I found this article in NewScientist by Claire Wilson interesting:
When US foreign aid for abortion providers stopped in 2001 for eight years, the number of pregnancy terminations in parts of sub-Saharan Africa went up, new figures show.
The rise may have happened because many health clinics that offer abortions also provide contraception services, so more women got pregnant without meaning to, says Eran Bendavid of Stanford University in California. …
Bendavid’s team analysed the provision of contraception and abortion services in 26 African countries between 1995 and 2014, spanning periods when funding was on, then off, then on again. Half the countries were highly affected by the funding changes, but the rest were less dependent on US aid in this area.

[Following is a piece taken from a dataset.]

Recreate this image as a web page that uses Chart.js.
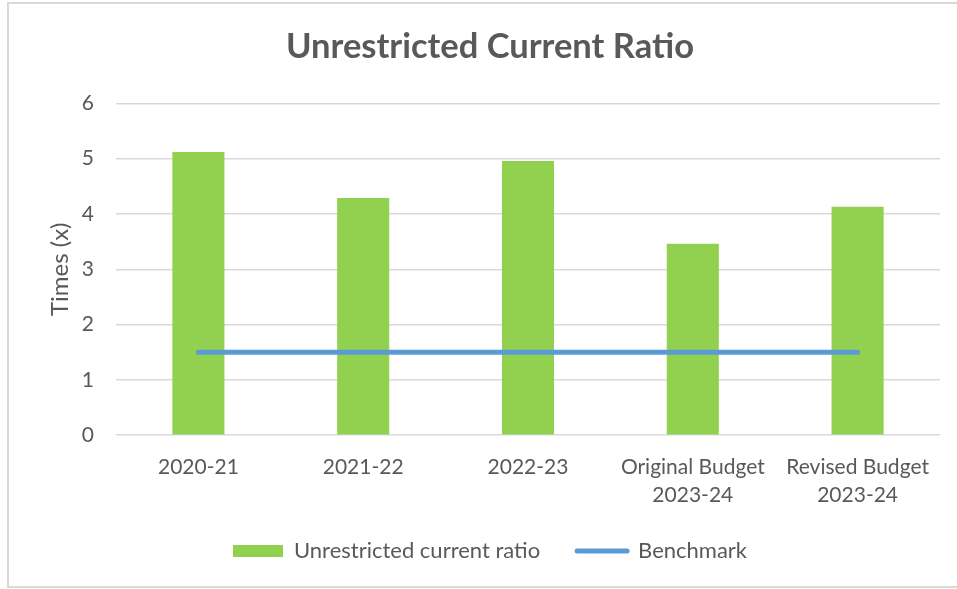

Compared with the less dependent countries, the highly affected nations had a 40 per cent rise in abortions when funding for clinics was withdrawn. Contraception use was also lower during this period. “I imagine that many people who support the policy would have a preference for a world with fewer abortions,” says Bendavid. “I would say the policy is counterproductive.”
Suggesting that the demand for control of birth rates is not an elastic, but inelastic quantity. If a family that desires to limit its size at a given point in time cannot obtain proper contraceptives, then it’ll use abortion. Certain religious sects prohibit the use of contraception, thus making the disobedient even more dependent on abortion when they can’t get contraceptive education or supplies because funding has been cut off.
Abortion is the great carrot and cudgel of the conservative side of the spectrum, but the persistence of human need vs fallacious human myth, or reality vs delusion, continues to end in reality’s favor.